I watched Chinatown tonight for the sixth time. Every time it is as sensual and alluring as the first. Even though with repeated viewings Jake Gittes comes off as a a boob. How doesn't he make the connections between the murder, the water conspiracy, and Noah Cross? It all seems so obvious. This time I watched the film I really was taken with the character of Evelyn Mulwray. She is such a tragic character. Raped by her father, the prime suspect in the murder, and abused by Gittes who is her last ally. It's a great creation by Robert Towne. In the thirties women weren't given much and this film shows that in excellent detail. Her hair style, bobs. Her clothing have a Chinese influence. And she is always smoking. She doesn't reveal anything easily either. It is only after she sleeps with Gittes that she finally reveals that she has a daughter who is also her sister. And Gittes refuses to believe her. It is such a shame that Mrs. Mulwray suffers so much only to be brutally murdered with a gunshot to her face.
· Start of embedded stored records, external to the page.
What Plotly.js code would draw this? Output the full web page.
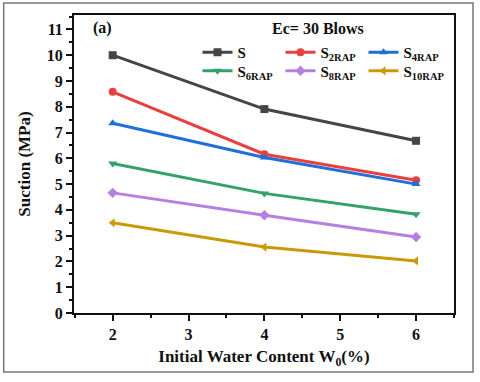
<!DOCTYPE html>
<html>
<head>
<meta charset="utf-8">
<script src="https://cdn.plot.ly/plotly-3.0.1.min.js"></script>
<style>
  html, body { margin: 0; padding: 0; background: #fff; }
  #chart { width: 480px; height: 382px; }
</style>
</head>
<body>
<div id="chart"></div>
<script>
var waterContent = [2, 4, 6];
var sS      = [10.0, 7.91, 6.68];
var s2RAP   = [8.58, 6.16, 5.15];
var s4RAP   = [7.36, 6.03, 5.0];
var s6RAP   = [5.8, 4.64, 3.83];
var s8RAP   = [4.66, 3.79, 2.95];
var s10RAP  = [3.5, 2.56, 2.02];

var names   = ['S', 'S<sub>2RAP</sub>', 'S<sub>4RAP</sub>', 'S<sub>6RAP</sub>', 'S<sub>8RAP</sub>', 'S<sub>10RAP</sub>'];
var series  = [sS, s2RAP, s4RAP, s6RAP, s8RAP, s10RAP];
var colors  = ['#454545', '#e8403c', '#1e6fd9', '#34a267', '#b57fe3', '#c99a06'];
var symbols = ['square', 'circle', 'triangle-up', 'triangle-down', 'diamond', 'triangle-left'];

var data = series.map(function(ys, i){
  return {
    x: waterContent,
    y: ys,
    name: names[i],
    legend: i < 3 ? 'legend' : 'legend2',
    type: 'scatter',
    mode: 'lines+markers',
    line: {color: colors[i], width: 3},
    marker: {color: colors[i], symbol: symbols[i], size: 8}
  };
});

var fam = "'Liberation Serif', 'Times New Roman', serif";
var bold = function(size){ return {family: fam, size: size, color: '#111', weight: 'bold'}; };

var legendBase = function(y){
  return {
    orientation: 'h',
    x: 0.325, y: y,
    xanchor: 'left', yanchor: 'middle',
    entrywidth: 38, entrywidthmode: 'pixels',
    bgcolor: 'rgba(0,0,0,0)',
    font: bold(15)
  };
};

var axisBase = function(){
  return {
    ticks: 'outside', ticklen: 6, tickwidth: 2, tickcolor: '#111',
    minor: {dtick: 0.5, ticks: 'outside', ticklen: 3, tickwidth: 2, tickcolor: '#111'},
    showline: true, linewidth: 2, linecolor: '#111', mirror: true,
    showgrid: false, zeroline: false,
    tickfont: bold(16)
  };
};

var xaxis = axisBase();
xaxis.range = [1.49, 6.5];
xaxis.tickvals = [2, 3, 4, 5, 6];
xaxis.title = {text: 'Initial Water Content W<sub>0</sub>(%)', standoff: 8, font: bold(17)};

var yaxis = axisBase();
yaxis.range = [0, 11.56];
yaxis.tickvals = [0, 1, 2, 3, 4, 5, 6, 7, 8, 9, 10, 11];
yaxis.title = {text: 'Suction (MPa)', standoff: 12, font: bold(17)};

var layout = {
  width: 480,
  height: 382,
  margin: {l: 74, r: 26, t: 15, b: 69},
  paper_bgcolor: '#fff',
  plot_bgcolor: '#fff',
  font: {family: fam, size: 14, color: '#111'},
  showlegend: true,
  legend: legendBase(0.874),
  legend2: legendBase(0.812),
  xaxis: xaxis,
  yaxis: yaxis,
  annotations: [
    {text: '(a)', xref: 'paper', yref: 'paper', x: 0.045, y: 0.956, xanchor: 'left', yanchor: 'middle',
     showarrow: false, font: bold(16)},
    {text: 'Ec= 30 Blows', xref: 'paper', yref: 'paper', x: 0.642, y: 0.956, xanchor: 'center', yanchor: 'middle',
     showarrow: false, font: bold(16)}
  ],
  shapes: [
    {type: 'rect', xref: 'paper', yref: 'paper', x0: -0.185, x1: 1.05, y0: -0.198, y1: 1.04,
     line: {color: '#777', width: 1.5}, fillcolor: 'rgba(0,0,0,0)', layer: 'below'}
  ]
};

Plotly.newPlot('chart', data, layout, {displayModeBar: false, staticPlot: true});
</script>
</body>
</html>
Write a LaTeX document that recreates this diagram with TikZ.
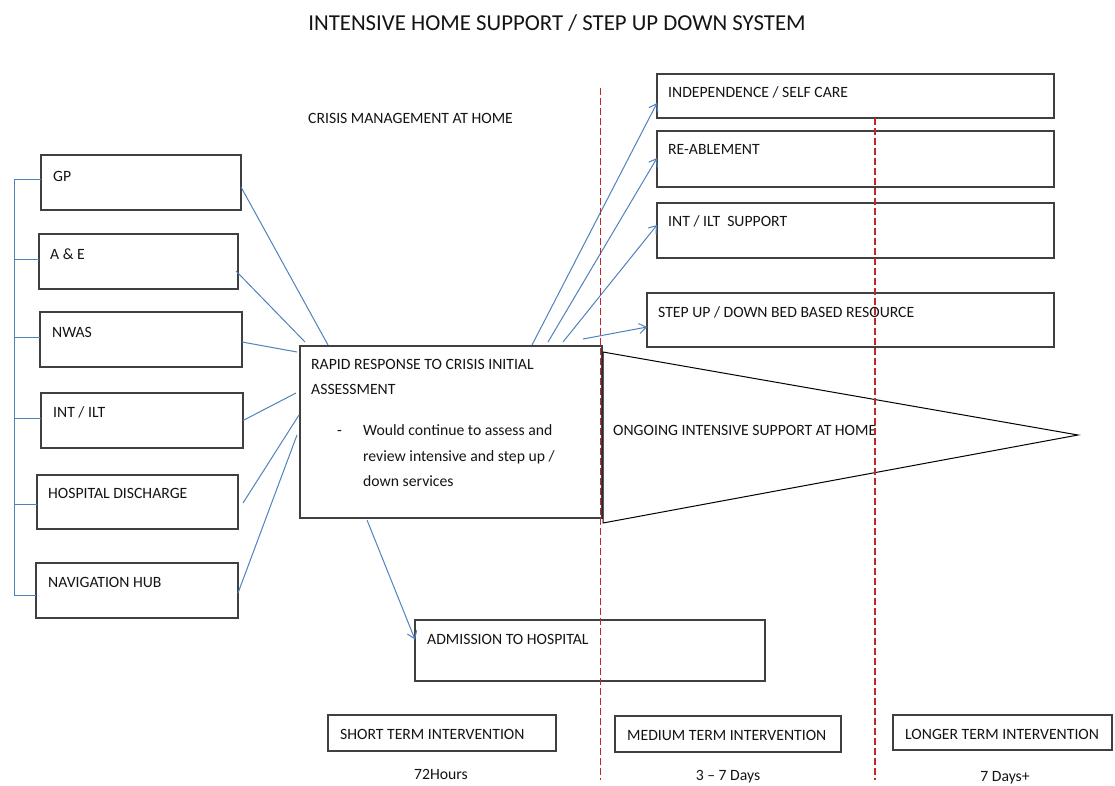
\documentclass[tikz,border=0pt]{standalone}
\usepackage{fontspec}
\setmainfont{Carlito}
\usetikzlibrary{calc,arrows.meta}
\definecolor{lineblue}{RGB}{79,129,189}
\definecolor{dred}{RGB}{190,40,40}
\definecolor{boxgray}{RGB}{64,64,64}
\definecolor{txt}{RGB}{20,20,20}
\begin{document}
\begin{tikzpicture}[x=1pt,y=-1pt,
  box/.style={draw=boxgray, line width=1.2pt, anchor=north west, inner sep=0, outer sep=0},
  lbl/.style={anchor=base west, inner sep=0, text=txt, font=\fontsize{15.7}{18}\selectfont},
  clbl/.style={lbl, anchor=base},
  conn/.style={draw=lineblue, line width=1pt},
  arr/.style={conn, -{Straight Barb[length=7pt,width=10pt]}},
  dashline/.style={draw=dred, line width=1pt, dash pattern=on 7pt off 3pt},
]
\useasboundingbox (0,0) rectangle (1115,785);

% title
\node[anchor=base, inner sep=0, text=txt, font=\fontsize{22.8}{26}\selectfont] (title) at (557,30) {INTENSIVE HOME SUPPORT / STEP UP DOWN SYSTEM};
\node[lbl] (crisis) at (308,123) {CRISIS MANAGEMENT AT HOME};

% left boxes
\node[box, minimum width=200pt, minimum height=55pt] (gp) at (41,155) {};
\node[box, minimum width=199pt, minimum height=55pt] (ae) at (39,234) {};
\node[box, minimum width=202pt, minimum height=55pt] (nwas) at (40,312) {};
\node[box, minimum width=202pt, minimum height=55pt] (int) at (41,393) {};
\node[box, minimum width=201pt, minimum height=54pt] (hd) at (37,475) {};
\node[box, minimum width=202pt, minimum height=55pt] (nav) at (36,563) {};
\node[lbl] (gpt) at (53,181) {GP};
\node[lbl] (aet) at (50,259) {A \& E};
\node[lbl] (nwast) at (52,337) {NWAS};
\node[lbl] (intt) at (53,417) {INT / ILT};
\node[lbl] (hdt) at (48,498) {HOSPITAL DISCHARGE};
\node[lbl] (navt) at (48,587) {NAVIGATION HUB};

% central box
\node[box, minimum width=302pt, minimum height=172pt] (rr) at (300,346) {};
\node[lbl] (rr1) at (311,369) {RAPID RESPONSE TO CRISIS INITIAL};
\node[lbl] (rr2) at (311,394) {ASSESSMENT};
\node[lbl] (rrd) at (337,435) {-};
\node[lbl] (rr3) at (363,435) {Would continue to assess and};
\node[lbl] (rr4) at (363,461) {review intensive and step up /};
\node[lbl] (rr5) at (363,486) {down services};

% right boxes
\node[box, minimum width=397pt, minimum height=44pt] (ind) at (657,74) {};
\node[box, minimum width=397pt, minimum height=56pt] (rea) at (657,131) {};
\node[box, minimum width=397pt, minimum height=55pt] (ints) at (657,203) {};
\node[box, minimum width=407pt, minimum height=54pt] (step) at (647,293) {};
\node[lbl] (indt) at (668,97) {INDEPENDENCE / SELF CARE};
\node[lbl] (reat) at (668,154) {RE-ABLEMENT};
\node[lbl] (intst) at (668,226) {INT / ILT\ \ SUPPORT};
\node[lbl] (stept) at (658,317) {STEP UP / DOWN BED BASED RESOURCE};

% admission and bottom boxes
\node[box, minimum width=350pt, minimum height=61pt] (adm) at (415,620) {};
\node[lbl] (admt) at (427,644) {ADMISSION TO HOSPITAL};
\node[box, minimum width=228pt, minimum height=36pt] (short) at (328,715) {};
\node[box, minimum width=226pt, minimum height=36pt] (med) at (615,716) {};
\node[box, minimum width=219pt, minimum height=35pt] (long) at (893,715) {};
\node[lbl] (shortt) at (340,739) {SHORT TERM INTERVENTION};
\node[lbl] (medt) at (627,740) {MEDIUM TERM INTERVENTION};
\node[lbl] (longt) at (905,739) {LONGER TERM INTERVENTION};
\node[clbl] (h72) at (441,779) {72Hours};
\node[clbl] (d37) at (728,780) {3 – 7 Days};
\node[clbl] (d7) at (1005,781) {7 Days+};

% triangle
\coordinate (tt) at (603,352);
\coordinate (tip) at (1078,435);
\coordinate (tb) at (603,523);
\draw[black, line width=1pt, line join=miter] (tt) -- (tip) -- (tb) -- cycle;
\node[lbl] (ongo) at (613,435) {ONGOING INTENSIVE SUPPORT AT HOME};

% bracket
\coordinate (bt) at ([xshift=-27pt,yshift=3.5pt]gp.west);
\draw[conn] ([yshift=3.5pt]gp.west) -- (bt) |- ([yshift=-4.5pt]nav.west);
\draw[conn] ([yshift=2.5pt]ae.west) -- ([yshift=2.5pt]ae.west -| bt);
\draw[conn] ([yshift=2.5pt]nwas.west) -- ([yshift=2.5pt]nwas.west -| bt);
\draw[conn] ([yshift=2.5pt]int.west) -- ([yshift=2.5pt]int.west -| bt);
\draw[conn] ([yshift=-2pt]hd.west) -- ([yshift=-2pt]hd.west -| bt);

% connectors into central box
\draw[conn] ([yshift=-4.5pt]gp.east) -- ([xshift=28pt,yshift=1pt]rr.north west);
\draw[conn] ([xshift=-2pt,yshift=-9.5pt]ae.east) -- ([xshift=5pt,yshift=4pt]rr.north west);
\draw[conn] ([yshift=-2.5pt]nwas.east) -- ([xshift=-3pt,yshift=-6pt]rr.north west);
\draw[conn] (int.east) -- ([xshift=-4pt,yshift=-47pt]rr.north west);
\draw[conn] ([xshift=5pt,yshift=-1pt]hd.east) -- ([xshift=-1pt,yshift=-69pt]rr.north west);
\draw[conn] ([yshift=-2.5pt]nav.east) -- ([xshift=-3pt,yshift=-89pt]rr.north west);

% arrows out
\draw[arr] ([xshift=81pt,yshift=1pt]rr.north) -- ([yshift=-7pt]ind.west);
\draw[arr] ([xshift=97pt,yshift=4pt]rr.north) -- ([yshift=1pt]rea.west);
\draw[arr] ([xshift=112pt,yshift=4pt]rr.north) -- ([yshift=5.5pt]ints.west);
\draw[arr] ([xshift=132pt,yshift=7pt]rr.north) -- ([yshift=-7pt]step.west);
\draw[arr] ([xshift=-84pt,yshift=-2pt]rr.south) -- ([yshift=11pt]adm.west);

% dashed time dividers
\coordinate (d1t) at (600,88);
\coordinate (d1b) at (600,780);
\coordinate (d2t) at (875,118);
\coordinate (d2b) at (875,780);
\draw[dashline] (d1t) -- (d1b);
\draw[dashline, line width=1.2pt] (d2t) -- (d2b);
\end{tikzpicture}
\end{document}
This time around Jake Gittes comes off as clueless, merely drifting from one clue to the next. Like he says about his years spent on the Chinatown beat; he gets closer, but never really knows what's going on. The whole film seems to depict his problem of figuring out what is going on. And when he does he makes mistake after mistake. Why does he call Noah Cross? Why doesn't he call Escobar and have him meet him at Mulwray's house? What is he trying to get? More money? It brings Cross to the girl and Evelyn. For all his style and polish, Gittes is the fall guy that eventually leads to Mrs. Mulwray's death and the triumph of Cross over not just his daughter, but all the farmers in the valley who are losing their land as well as the people of Los Angeles who are paying for water they will never get.
The film is practically flawless. I couldn't get over the Mise en Scene of Roman Polanski. The shots of Gittes in the office are so well done. And the looming pictures of FDR in the background are a constant reminder that the film is set in the throws of the Great Depression. Perhaps the best shots using the kind of framing Polanski uses are when Gittes and Mrs. Mulwray have just finished having sex and Gittes is revealing his memories of working in Chinatown for the District Attorney. In the conversation he reveals how he tried to do "as little as possible" while working for the DA. It all comes back to him when Mrs. Mulwray is killed in the end.
The last sequence of the film pulls everything together; Cross, the damn, the farmers, the incestuous daughter, and Gittes own stupidity as well as the domination of the rich over the poor. I've watched the ending many times in the course of watching the film in it's entirety and as a clip on youtube. It is always a suspenseful sequence and the last words of the film spoken by Gittes' associate are classic and imprinted on every viewers conscience "forget it Jake, it's Chinatown."